### ENTRIES
— Begin —
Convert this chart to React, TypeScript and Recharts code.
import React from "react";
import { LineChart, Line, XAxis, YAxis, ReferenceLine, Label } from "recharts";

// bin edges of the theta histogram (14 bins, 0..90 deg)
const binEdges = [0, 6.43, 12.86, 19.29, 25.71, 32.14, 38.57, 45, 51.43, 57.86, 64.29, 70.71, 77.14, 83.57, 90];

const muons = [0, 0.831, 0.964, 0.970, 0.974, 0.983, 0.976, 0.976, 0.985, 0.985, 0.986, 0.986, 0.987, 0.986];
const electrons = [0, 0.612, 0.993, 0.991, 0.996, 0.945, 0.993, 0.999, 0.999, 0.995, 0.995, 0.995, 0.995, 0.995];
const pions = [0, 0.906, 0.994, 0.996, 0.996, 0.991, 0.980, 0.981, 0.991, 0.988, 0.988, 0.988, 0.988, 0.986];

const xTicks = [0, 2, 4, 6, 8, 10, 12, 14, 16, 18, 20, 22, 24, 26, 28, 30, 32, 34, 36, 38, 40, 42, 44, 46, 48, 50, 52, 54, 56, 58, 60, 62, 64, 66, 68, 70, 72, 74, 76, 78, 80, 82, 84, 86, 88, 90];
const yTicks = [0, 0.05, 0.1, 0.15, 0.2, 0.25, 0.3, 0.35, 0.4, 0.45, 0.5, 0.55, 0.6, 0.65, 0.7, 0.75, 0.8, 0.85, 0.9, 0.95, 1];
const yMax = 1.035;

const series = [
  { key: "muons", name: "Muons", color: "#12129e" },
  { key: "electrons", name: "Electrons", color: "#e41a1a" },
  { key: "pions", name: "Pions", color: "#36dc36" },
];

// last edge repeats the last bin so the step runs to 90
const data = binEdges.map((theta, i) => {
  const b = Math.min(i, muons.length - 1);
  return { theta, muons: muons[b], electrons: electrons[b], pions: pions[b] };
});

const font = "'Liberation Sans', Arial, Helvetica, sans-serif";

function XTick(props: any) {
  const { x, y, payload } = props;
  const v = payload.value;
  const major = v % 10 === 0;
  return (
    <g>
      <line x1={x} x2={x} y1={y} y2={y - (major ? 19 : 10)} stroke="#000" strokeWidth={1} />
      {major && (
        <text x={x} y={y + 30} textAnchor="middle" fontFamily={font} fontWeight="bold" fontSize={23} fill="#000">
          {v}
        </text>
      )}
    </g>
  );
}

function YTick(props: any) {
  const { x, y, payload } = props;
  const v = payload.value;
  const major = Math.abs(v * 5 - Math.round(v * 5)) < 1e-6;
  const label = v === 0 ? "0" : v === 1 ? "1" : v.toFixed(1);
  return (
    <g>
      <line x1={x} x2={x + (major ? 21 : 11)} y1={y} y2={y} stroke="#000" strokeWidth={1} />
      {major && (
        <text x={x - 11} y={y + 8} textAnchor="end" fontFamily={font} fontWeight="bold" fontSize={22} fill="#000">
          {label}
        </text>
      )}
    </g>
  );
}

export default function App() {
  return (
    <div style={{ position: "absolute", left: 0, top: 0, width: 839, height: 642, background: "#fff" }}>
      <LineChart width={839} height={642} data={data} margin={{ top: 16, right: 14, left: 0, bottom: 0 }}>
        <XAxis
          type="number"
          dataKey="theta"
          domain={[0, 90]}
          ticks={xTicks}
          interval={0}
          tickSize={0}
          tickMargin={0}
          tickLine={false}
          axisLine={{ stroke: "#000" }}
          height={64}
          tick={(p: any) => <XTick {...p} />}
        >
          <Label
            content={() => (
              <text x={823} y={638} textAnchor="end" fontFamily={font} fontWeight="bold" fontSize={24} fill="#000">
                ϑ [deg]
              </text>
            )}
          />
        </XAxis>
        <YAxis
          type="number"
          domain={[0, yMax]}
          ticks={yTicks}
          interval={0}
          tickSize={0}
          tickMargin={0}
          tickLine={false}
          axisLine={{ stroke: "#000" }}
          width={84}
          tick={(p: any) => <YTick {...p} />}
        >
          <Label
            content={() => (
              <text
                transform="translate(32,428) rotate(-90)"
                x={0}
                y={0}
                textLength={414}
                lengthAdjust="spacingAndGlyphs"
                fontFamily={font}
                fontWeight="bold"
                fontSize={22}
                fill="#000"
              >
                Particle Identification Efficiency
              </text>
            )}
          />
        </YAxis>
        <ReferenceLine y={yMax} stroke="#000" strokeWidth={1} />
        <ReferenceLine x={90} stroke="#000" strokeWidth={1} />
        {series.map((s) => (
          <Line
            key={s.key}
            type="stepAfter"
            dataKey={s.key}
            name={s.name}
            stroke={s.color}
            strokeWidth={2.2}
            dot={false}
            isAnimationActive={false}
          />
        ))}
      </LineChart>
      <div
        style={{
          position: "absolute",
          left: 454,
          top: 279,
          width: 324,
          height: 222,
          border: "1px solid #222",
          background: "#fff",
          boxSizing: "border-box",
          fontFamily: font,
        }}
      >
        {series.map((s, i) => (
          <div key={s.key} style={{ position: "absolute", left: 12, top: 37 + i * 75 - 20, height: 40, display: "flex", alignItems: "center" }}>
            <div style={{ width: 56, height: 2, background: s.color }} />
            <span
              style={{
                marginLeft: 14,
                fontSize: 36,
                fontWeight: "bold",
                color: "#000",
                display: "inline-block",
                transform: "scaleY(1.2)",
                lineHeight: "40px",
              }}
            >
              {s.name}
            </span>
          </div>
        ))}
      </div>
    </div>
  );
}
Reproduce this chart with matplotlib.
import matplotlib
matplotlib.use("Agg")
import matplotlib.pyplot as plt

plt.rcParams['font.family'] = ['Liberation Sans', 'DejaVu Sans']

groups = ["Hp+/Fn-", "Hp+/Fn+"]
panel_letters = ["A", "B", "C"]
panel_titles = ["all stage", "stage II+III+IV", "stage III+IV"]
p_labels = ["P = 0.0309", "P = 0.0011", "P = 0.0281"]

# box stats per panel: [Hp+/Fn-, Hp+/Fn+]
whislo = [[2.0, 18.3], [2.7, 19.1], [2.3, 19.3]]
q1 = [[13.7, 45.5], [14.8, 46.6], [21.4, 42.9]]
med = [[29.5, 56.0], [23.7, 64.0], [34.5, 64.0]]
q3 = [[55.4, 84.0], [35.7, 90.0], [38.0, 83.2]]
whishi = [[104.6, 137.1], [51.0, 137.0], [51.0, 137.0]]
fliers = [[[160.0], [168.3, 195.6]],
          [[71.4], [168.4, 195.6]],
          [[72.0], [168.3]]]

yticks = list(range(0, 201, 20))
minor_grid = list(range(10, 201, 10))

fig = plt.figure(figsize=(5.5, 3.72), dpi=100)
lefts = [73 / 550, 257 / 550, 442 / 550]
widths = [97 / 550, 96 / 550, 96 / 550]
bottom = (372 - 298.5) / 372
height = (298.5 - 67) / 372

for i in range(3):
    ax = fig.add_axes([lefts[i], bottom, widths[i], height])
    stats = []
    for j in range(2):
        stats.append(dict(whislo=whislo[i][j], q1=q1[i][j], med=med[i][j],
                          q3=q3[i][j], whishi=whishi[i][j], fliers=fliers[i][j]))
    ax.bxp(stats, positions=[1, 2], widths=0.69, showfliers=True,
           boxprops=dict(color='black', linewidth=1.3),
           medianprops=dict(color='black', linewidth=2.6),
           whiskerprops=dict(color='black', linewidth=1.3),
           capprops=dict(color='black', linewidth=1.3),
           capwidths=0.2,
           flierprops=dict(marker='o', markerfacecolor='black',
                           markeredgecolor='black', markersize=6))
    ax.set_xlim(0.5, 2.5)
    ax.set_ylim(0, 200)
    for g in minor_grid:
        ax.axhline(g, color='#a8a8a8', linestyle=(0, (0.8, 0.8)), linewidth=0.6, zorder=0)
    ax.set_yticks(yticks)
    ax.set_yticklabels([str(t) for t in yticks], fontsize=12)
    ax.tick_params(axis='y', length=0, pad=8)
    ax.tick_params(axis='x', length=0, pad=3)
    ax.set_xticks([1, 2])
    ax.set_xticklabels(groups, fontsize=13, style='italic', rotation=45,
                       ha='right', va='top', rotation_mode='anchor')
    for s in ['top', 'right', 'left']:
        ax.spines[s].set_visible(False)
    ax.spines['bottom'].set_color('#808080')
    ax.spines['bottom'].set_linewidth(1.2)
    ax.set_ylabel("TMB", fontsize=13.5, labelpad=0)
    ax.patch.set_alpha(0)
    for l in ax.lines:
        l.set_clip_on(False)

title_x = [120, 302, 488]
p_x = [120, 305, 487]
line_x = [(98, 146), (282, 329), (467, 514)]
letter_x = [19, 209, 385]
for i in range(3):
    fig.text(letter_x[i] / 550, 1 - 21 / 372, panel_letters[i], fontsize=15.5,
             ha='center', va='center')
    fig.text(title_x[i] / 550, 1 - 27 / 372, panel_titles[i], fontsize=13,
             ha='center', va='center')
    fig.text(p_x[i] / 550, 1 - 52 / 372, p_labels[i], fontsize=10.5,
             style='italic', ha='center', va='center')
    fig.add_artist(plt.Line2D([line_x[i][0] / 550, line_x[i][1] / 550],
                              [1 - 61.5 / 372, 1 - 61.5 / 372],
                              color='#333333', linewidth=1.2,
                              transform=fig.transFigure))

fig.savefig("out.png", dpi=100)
— End —
### SET TASK
Quote exactly the lines running from the start of the listing above through the line where "77.14, 83.57, 90];" is found, and output no other lines.

### OUTPUT OF THE EXERCISE
Convert this chart to React, TypeScript and Recharts code.
import React from "react";
import { LineChart, Line, XAxis, YAxis, ReferenceLine, Label } from "recharts";

// bin edges of the theta histogram (14 bins, 0..90 deg)
const binEdges = [0, 6.43, 12.86, 19.29, 25.71, 32.14, 38.57, 45, 51.43, 57.86, 64.29, 70.71, 77.14, 83.57, 90];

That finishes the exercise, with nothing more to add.